The Story
Why it exists.
The beginning
Bois Monochrome arrived in 2021, a collaboration between Ojar and perfumer Dalia Izem. The brief: explore what happens when you strip a fragrance to its essential chromatic note, in this case, wood. Not the idea of wood as a supporting player, but wood as the entire spectrum. The name says it all. Monochrome. One hue, infinite variation. Izem built upward from that constraint, choosing materials that didn't just sit in the same family but spoke the same language while saying completely different things.

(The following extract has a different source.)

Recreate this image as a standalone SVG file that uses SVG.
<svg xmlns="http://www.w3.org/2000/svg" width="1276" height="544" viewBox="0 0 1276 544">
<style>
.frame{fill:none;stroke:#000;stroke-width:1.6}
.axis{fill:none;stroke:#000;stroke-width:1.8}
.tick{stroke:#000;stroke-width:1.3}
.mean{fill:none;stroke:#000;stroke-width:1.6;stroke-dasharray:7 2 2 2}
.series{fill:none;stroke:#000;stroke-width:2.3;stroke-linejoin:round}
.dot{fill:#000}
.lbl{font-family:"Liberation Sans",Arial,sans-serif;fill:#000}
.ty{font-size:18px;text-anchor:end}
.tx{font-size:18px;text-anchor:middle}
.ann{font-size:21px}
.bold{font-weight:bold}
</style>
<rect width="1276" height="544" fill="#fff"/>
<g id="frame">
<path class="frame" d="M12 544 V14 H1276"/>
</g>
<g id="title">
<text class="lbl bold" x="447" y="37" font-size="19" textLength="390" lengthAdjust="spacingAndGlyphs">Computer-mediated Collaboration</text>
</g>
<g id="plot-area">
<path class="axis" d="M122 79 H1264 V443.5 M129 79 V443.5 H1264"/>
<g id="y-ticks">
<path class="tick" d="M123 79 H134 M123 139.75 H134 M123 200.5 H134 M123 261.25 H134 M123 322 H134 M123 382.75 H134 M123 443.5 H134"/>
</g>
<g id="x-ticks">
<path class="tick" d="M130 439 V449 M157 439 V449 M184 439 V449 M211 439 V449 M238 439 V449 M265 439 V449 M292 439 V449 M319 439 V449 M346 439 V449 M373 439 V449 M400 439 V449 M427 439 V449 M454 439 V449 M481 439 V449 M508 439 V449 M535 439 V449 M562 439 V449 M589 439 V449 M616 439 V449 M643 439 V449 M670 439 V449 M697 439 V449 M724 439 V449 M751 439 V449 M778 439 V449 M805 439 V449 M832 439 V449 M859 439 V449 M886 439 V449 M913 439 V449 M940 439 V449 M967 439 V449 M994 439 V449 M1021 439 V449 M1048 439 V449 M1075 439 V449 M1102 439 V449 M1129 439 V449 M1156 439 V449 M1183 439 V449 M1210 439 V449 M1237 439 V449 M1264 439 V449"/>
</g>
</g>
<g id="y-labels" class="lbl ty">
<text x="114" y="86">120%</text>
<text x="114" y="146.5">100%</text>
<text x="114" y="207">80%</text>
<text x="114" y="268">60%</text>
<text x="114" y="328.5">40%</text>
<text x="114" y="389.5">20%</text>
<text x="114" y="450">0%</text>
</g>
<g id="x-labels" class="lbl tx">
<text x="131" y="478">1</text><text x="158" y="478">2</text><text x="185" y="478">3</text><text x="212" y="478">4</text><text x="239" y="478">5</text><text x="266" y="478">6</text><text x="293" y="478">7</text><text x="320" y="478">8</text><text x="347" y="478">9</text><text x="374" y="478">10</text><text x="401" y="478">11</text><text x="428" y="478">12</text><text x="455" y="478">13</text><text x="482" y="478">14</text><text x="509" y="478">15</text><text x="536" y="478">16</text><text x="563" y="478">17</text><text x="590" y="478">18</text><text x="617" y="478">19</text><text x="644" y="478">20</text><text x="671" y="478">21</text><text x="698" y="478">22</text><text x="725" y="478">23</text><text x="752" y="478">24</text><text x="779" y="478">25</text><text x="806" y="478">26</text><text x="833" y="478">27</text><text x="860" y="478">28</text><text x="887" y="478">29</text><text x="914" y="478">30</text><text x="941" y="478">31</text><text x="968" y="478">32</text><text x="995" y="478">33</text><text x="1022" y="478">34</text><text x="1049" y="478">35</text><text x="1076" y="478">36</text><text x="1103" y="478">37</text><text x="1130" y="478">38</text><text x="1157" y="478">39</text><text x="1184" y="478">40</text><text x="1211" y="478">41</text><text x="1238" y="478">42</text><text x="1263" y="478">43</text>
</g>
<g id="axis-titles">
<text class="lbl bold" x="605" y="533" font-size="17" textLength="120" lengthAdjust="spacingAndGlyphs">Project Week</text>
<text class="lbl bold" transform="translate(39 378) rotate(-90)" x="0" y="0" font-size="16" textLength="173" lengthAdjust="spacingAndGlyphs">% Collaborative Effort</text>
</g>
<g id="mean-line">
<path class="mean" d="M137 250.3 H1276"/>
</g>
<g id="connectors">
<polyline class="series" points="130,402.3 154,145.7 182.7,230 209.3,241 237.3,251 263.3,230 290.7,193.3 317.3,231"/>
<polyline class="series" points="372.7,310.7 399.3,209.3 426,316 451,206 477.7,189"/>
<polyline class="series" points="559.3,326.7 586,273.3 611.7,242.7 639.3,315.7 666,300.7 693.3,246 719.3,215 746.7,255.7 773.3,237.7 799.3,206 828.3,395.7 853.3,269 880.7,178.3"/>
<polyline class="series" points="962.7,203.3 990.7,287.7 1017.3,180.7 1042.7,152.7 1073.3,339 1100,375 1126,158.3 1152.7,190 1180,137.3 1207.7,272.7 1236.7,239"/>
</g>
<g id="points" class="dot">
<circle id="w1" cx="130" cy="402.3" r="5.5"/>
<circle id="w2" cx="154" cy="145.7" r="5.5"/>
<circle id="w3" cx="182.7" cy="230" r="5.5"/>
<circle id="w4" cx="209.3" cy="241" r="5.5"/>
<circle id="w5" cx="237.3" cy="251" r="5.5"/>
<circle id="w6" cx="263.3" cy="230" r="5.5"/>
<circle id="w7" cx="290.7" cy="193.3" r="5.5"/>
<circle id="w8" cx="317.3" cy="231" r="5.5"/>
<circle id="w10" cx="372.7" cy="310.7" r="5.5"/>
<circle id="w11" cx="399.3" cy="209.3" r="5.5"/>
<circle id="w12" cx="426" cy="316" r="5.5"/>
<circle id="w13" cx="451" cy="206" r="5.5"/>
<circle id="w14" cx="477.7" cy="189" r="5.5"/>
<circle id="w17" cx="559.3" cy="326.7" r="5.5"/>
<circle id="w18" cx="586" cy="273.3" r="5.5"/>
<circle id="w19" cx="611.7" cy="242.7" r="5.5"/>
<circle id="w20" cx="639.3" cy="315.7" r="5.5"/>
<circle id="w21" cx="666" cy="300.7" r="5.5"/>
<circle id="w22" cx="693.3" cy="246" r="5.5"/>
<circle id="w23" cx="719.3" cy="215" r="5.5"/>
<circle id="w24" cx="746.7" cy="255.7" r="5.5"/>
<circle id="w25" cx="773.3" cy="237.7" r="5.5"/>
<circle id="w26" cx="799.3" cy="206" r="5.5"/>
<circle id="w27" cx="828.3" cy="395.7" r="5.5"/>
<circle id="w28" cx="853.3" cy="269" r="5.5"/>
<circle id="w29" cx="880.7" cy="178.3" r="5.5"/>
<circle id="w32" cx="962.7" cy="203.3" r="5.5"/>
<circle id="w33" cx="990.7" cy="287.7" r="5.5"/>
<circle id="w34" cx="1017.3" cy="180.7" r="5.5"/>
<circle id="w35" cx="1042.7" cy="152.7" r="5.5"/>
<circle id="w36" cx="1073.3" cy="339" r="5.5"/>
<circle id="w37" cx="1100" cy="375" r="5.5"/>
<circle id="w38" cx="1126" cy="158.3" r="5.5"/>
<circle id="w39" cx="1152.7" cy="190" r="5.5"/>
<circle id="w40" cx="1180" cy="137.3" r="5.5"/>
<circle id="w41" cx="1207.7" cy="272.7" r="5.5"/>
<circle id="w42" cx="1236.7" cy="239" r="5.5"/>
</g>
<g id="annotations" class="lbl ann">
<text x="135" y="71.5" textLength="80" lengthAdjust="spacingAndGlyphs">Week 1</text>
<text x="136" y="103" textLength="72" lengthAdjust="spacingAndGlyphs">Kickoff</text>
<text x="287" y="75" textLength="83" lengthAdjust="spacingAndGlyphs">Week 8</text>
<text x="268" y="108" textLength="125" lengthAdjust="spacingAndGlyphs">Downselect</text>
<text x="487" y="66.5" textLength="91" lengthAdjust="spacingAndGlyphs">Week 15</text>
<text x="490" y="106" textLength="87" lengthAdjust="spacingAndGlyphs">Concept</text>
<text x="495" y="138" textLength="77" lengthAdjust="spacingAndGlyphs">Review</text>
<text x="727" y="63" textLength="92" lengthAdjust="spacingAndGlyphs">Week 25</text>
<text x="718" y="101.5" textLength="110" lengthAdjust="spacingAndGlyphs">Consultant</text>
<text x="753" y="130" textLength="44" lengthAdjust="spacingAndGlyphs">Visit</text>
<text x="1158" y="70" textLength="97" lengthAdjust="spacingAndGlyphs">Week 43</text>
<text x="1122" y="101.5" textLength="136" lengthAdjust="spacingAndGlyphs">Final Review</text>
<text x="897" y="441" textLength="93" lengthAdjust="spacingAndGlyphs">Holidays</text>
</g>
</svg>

What makes this structure work is the heliotrope. It's not a typical companion for a woody composition, too powdery, too sweet, too much like something your grandmother kept on her dressing table. But here it acts as a bridge between the citrussy opening and the creamy heart, softening the grapefruit's brightness into something more rounded before the woods arrive. The result is an opening that feels less like a fragrance launching and more like a conversation already in progress, one you've walked into the middle of and immediately understood.
The evolution
The opening doesn't arrive so much as clarify. Grapefruit's brightness softens against heliotrope's powdery bloom, and for a moment you're not sure if this is a fragrance or just the memory of one. Then the woods begin their slow claim. Sandalwood and cedarwood arrive together but not at once, cream first, then warmth, then the green-earth thread of vetiver pulling everything toward something grounded. The drydown isn't a departure. It's a deepening. Nutmeg's spice sits just above the skin while tonka bean and amber build a warmth that stays close, intimate, like the residue of a conversation that ran long into the night.
Cultural impact
Ojar occupies a specific space in the niche fragrance world: neither the opulent maximalism of some Arabian houses nor the austere minimalism of certain Western independents. Bois Monochrome reflects this balanced positioning, complex enough to reward attention, restrained enough to wear daily. It appeals to the wearer who wants depth without declaration, the person who understands that the most interesting things rarely announce themselves.